**Records for processing:**
□ □ □ □ □

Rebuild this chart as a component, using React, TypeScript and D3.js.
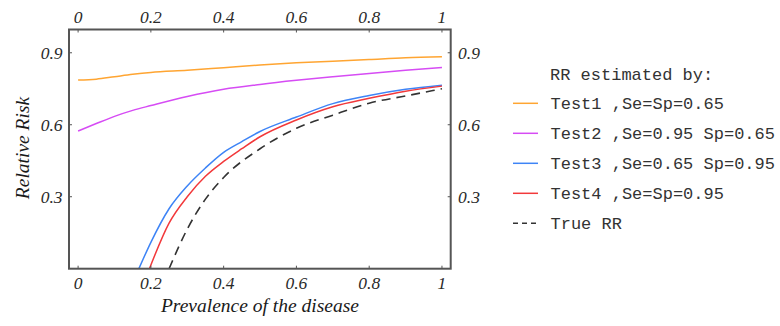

□ □ □ □ □

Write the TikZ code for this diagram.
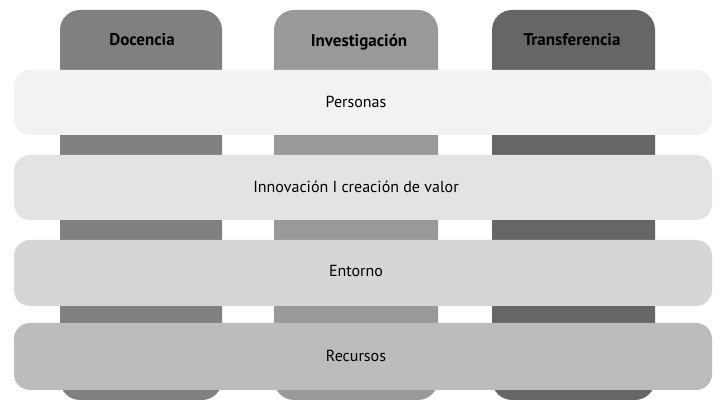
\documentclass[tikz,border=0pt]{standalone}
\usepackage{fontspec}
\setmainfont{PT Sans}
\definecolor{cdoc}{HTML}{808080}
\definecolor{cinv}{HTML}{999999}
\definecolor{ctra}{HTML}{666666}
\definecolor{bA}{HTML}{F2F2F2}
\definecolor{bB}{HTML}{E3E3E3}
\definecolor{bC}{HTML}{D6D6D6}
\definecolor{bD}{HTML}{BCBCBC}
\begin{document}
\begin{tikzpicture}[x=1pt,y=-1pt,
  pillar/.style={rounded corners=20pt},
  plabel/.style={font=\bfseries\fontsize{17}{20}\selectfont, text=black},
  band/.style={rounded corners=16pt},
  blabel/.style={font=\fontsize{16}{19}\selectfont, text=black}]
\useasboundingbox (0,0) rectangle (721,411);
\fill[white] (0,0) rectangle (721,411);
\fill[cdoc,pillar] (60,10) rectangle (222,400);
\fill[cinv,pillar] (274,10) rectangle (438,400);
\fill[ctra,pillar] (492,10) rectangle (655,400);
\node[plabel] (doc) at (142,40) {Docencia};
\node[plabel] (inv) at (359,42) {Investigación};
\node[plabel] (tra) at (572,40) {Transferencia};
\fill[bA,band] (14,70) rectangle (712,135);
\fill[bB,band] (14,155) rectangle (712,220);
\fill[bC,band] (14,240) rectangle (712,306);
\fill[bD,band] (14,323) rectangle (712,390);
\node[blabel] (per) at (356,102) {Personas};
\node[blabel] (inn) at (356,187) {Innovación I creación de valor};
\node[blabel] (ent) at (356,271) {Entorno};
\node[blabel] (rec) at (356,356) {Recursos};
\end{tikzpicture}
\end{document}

□ □ □ □ □

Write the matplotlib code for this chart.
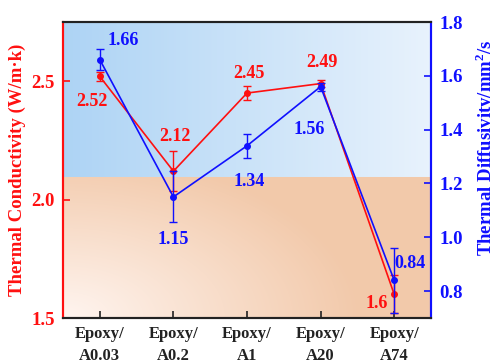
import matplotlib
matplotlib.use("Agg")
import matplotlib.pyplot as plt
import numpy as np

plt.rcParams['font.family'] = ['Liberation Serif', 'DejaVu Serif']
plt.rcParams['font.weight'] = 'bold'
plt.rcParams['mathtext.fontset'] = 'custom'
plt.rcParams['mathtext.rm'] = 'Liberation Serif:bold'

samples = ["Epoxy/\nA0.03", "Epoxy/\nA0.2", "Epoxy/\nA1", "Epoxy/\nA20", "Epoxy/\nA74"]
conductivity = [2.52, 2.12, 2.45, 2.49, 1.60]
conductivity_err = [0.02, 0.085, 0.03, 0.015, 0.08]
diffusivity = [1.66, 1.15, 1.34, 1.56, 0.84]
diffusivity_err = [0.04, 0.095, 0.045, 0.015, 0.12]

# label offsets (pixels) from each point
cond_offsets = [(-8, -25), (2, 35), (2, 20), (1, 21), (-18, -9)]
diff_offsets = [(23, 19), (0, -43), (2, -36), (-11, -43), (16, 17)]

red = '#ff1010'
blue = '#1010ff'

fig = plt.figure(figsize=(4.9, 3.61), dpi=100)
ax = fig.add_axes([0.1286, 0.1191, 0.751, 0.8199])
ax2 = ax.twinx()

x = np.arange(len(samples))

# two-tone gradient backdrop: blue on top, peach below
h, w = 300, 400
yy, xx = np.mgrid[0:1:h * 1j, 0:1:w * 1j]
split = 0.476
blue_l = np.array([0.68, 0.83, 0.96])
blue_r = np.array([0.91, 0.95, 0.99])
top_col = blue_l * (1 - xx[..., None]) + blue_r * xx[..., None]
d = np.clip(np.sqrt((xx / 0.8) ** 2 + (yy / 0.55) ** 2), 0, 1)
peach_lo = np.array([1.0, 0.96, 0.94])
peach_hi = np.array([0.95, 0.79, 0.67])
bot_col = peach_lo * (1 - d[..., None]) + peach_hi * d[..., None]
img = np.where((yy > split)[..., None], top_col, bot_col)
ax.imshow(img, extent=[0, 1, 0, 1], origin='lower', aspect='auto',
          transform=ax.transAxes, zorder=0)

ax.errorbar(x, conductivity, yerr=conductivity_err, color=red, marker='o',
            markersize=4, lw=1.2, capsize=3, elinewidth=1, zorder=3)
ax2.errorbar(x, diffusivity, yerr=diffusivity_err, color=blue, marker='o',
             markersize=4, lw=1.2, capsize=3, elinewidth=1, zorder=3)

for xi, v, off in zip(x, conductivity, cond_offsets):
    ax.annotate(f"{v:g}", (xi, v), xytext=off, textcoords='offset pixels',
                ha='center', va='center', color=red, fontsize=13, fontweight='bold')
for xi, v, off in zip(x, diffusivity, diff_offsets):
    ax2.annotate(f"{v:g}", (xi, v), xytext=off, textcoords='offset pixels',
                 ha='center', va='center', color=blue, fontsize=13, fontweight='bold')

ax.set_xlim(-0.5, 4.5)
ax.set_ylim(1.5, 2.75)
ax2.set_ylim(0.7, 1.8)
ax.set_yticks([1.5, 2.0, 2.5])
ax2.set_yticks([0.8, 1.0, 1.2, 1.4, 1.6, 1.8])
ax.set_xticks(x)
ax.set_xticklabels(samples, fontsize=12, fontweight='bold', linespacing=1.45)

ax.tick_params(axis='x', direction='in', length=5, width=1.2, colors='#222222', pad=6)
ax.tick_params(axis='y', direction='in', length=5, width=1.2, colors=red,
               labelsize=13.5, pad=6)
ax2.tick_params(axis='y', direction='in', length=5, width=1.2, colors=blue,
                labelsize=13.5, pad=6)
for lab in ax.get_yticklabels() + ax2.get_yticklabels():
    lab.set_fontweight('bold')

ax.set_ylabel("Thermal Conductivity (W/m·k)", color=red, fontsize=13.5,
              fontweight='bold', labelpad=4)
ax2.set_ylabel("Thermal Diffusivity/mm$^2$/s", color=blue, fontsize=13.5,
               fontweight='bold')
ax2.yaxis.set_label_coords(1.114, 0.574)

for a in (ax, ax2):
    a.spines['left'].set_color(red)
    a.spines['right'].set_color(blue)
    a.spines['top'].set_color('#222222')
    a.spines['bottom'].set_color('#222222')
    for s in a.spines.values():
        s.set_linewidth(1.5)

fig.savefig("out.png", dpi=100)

□ □ □ □ □

**What you are asked to do:** Reproduce, word for word, only the lines in the records above from the line with "Write the matplotlib code for this chart." through the line with "import numpy as np", including both ends; omit the pictures.

**Exercise response:**
Write the matplotlib code for this chart.
import matplotlib
matplotlib.use("Agg")
import matplotlib.pyplot as plt
import numpy as np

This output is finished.